## Exercise brief
Copy all of the material word for word, except for the pictures.

## Collected material
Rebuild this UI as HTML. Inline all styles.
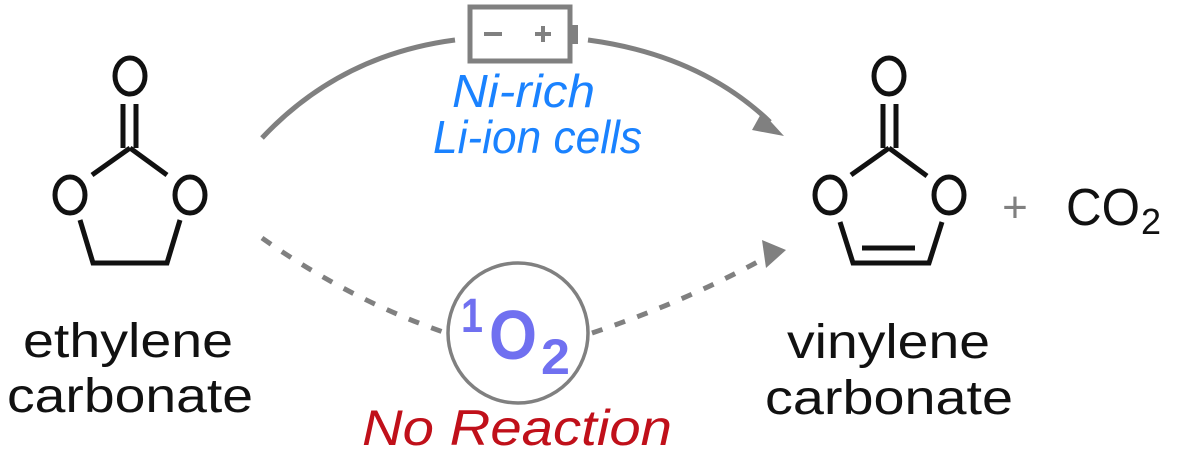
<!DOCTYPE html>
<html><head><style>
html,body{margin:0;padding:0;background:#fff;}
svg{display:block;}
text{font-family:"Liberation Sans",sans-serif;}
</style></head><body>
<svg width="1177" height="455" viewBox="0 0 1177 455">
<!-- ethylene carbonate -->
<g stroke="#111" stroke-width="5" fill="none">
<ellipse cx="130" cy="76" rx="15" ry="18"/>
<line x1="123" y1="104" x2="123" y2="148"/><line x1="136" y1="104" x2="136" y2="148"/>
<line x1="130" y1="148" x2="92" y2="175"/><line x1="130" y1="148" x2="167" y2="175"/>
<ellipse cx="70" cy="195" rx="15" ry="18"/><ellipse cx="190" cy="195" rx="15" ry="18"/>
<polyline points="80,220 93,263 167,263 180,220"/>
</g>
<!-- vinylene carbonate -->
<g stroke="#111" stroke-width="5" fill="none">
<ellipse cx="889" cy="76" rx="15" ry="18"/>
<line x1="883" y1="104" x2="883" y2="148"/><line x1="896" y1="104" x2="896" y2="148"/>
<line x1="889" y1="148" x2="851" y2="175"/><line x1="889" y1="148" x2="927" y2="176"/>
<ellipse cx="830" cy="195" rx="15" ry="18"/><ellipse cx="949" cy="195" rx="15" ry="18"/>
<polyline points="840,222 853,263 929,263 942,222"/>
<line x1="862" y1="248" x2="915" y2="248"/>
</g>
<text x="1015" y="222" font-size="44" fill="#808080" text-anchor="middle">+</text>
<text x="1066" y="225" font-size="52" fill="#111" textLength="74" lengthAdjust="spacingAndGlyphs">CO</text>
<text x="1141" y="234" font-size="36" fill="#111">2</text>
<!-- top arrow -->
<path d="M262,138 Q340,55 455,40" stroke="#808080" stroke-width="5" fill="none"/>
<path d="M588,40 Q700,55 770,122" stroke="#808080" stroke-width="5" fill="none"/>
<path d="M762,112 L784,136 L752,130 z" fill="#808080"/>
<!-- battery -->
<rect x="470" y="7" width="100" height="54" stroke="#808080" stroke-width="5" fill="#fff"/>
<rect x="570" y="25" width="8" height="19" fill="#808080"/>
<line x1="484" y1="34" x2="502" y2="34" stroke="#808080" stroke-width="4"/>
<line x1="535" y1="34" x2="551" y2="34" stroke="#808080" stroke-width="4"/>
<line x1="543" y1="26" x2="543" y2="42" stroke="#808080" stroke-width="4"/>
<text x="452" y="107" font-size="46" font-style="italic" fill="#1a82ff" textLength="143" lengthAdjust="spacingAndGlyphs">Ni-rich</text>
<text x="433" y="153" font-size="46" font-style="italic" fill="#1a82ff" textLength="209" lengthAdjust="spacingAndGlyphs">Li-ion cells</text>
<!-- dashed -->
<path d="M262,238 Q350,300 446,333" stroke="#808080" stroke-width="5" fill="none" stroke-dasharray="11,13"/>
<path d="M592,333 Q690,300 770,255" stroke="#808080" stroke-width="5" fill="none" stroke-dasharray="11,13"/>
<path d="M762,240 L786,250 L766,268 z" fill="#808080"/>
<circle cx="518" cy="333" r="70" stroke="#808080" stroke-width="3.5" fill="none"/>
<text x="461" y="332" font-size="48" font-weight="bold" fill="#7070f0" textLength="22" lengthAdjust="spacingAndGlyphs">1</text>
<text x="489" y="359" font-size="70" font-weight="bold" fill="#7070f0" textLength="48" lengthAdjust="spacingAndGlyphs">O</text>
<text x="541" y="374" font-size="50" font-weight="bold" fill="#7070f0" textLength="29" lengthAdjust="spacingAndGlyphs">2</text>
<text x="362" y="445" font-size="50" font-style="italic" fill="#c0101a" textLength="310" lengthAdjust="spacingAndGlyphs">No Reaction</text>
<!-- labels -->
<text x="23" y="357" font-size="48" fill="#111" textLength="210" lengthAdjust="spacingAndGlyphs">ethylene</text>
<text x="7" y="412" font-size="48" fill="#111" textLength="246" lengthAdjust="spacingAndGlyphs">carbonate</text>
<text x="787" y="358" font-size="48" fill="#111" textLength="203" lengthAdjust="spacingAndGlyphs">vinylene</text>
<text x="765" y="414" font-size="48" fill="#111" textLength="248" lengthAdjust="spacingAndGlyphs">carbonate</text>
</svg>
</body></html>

## Result
Rebuild this UI as HTML. Inline all styles.
<!DOCTYPE html>
<html><head><style>
html,body{margin:0;padding:0;background:#fff;}
svg{display:block;}
text{font-family:"Liberation Sans",sans-serif;}
</style></head><body>
<svg width="1177" height="455" viewBox="0 0 1177 455">
<!-- ethylene carbonate -->
<g stroke="#111" stroke-width="5" fill="none">
<ellipse cx="130" cy="76" rx="15" ry="18"/>
<line x1="123" y1="104" x2="123" y2="148"/><line x1="136" y1="104" x2="136" y2="148"/>
<line x1="130" y1="148" x2="92" y2="175"/><line x1="130" y1="148" x2="167" y2="175"/>
<ellipse cx="70" cy="195" rx="15" ry="18"/><ellipse cx="190" cy="195" rx="15" ry="18"/>
<polyline points="80,220 93,263 167,263 180,220"/>
</g>
<!-- vinylene carbonate -->
<g stroke="#111" stroke-width="5" fill="none">
<ellipse cx="889" cy="76" rx="15" ry="18"/>
<line x1="883" y1="104" x2="883" y2="148"/><line x1="896" y1="104" x2="896" y2="148"/>
<line x1="889" y1="148" x2="851" y2="175"/><line x1="889" y1="148" x2="927" y2="176"/>
<ellipse cx="830" cy="195" rx="15" ry="18"/><ellipse cx="949" cy="195" rx="15" ry="18"/>
<polyline points="840,222 853,263 929,263 942,222"/>
<line x1="862" y1="248" x2="915" y2="248"/>
</g>
<text x="1015" y="222" font-size="44" fill="#808080" text-anchor="middle">+</text>
<text x="1066" y="225" font-size="52" fill="#111" textLength="74" lengthAdjust="spacingAndGlyphs">CO</text>
<text x="1141" y="234" font-size="36" fill="#111">2</text>
<!-- top arrow -->
<path d="M262,138 Q340,55 455,40" stroke="#808080" stroke-width="5" fill="none"/>
<path d="M588,40 Q700,55 770,122" stroke="#808080" stroke-width="5" fill="none"/>
<path d="M762,112 L784,136 L752,130 z" fill="#808080"/>
<!-- battery -->
<rect x="470" y="7" width="100" height="54" stroke="#808080" stroke-width="5" fill="#fff"/>
<rect x="570" y="25" width="8" height="19" fill="#808080"/>
<line x1="484" y1="34" x2="502" y2="34" stroke="#808080" stroke-width="4"/>
<line x1="535" y1="34" x2="551" y2="34" stroke="#808080" stroke-width="4"/>
<line x1="543" y1="26" x2="543" y2="42" stroke="#808080" stroke-width="4"/>
<text x="452" y="107" font-size="46" font-style="italic" fill="#1a82ff" textLength="143" lengthAdjust="spacingAndGlyphs">Ni-rich</text>
<text x="433" y="153" font-size="46" font-style="italic" fill="#1a82ff" textLength="209" lengthAdjust="spacingAndGlyphs">Li-ion cells</text>
<!-- dashed -->
<path d="M262,238 Q350,300 446,333" stroke="#808080" stroke-width="5" fill="none" stroke-dasharray="11,13"/>
<path d="M592,333 Q690,300 770,255" stroke="#808080" stroke-width="5" fill="none" stroke-dasharray="11,13"/>
<path d="M762,240 L786,250 L766,268 z" fill="#808080"/>
<circle cx="518" cy="333" r="70" stroke="#808080" stroke-width="3.5" fill="none"/>
<text x="461" y="332" font-size="48" font-weight="bold" fill="#7070f0" textLength="22" lengthAdjust="spacingAndGlyphs">1</text>
<text x="489" y="359" font-size="70" font-weight="bold" fill="#7070f0" textLength="48" lengthAdjust="spacingAndGlyphs">O</text>
<text x="541" y="374" font-size="50" font-weight="bold" fill="#7070f0" textLength="29" lengthAdjust="spacingAndGlyphs">2</text>
<text x="362" y="445" font-size="50" font-style="italic" fill="#c0101a" textLength="310" lengthAdjust="spacingAndGlyphs">No Reaction</text>
<!-- labels -->
<text x="23" y="357" font-size="48" fill="#111" textLength="210" lengthAdjust="spacingAndGlyphs">ethylene</text>
<text x="7" y="412" font-size="48" fill="#111" textLength="246" lengthAdjust="spacingAndGlyphs">carbonate</text>
<text x="787" y="358" font-size="48" fill="#111" textLength="203" lengthAdjust="spacingAndGlyphs">vinylene</text>
<text x="765" y="414" font-size="48" fill="#111" textLength="248" lengthAdjust="spacingAndGlyphs">carbonate</text>
</svg>
</body></html>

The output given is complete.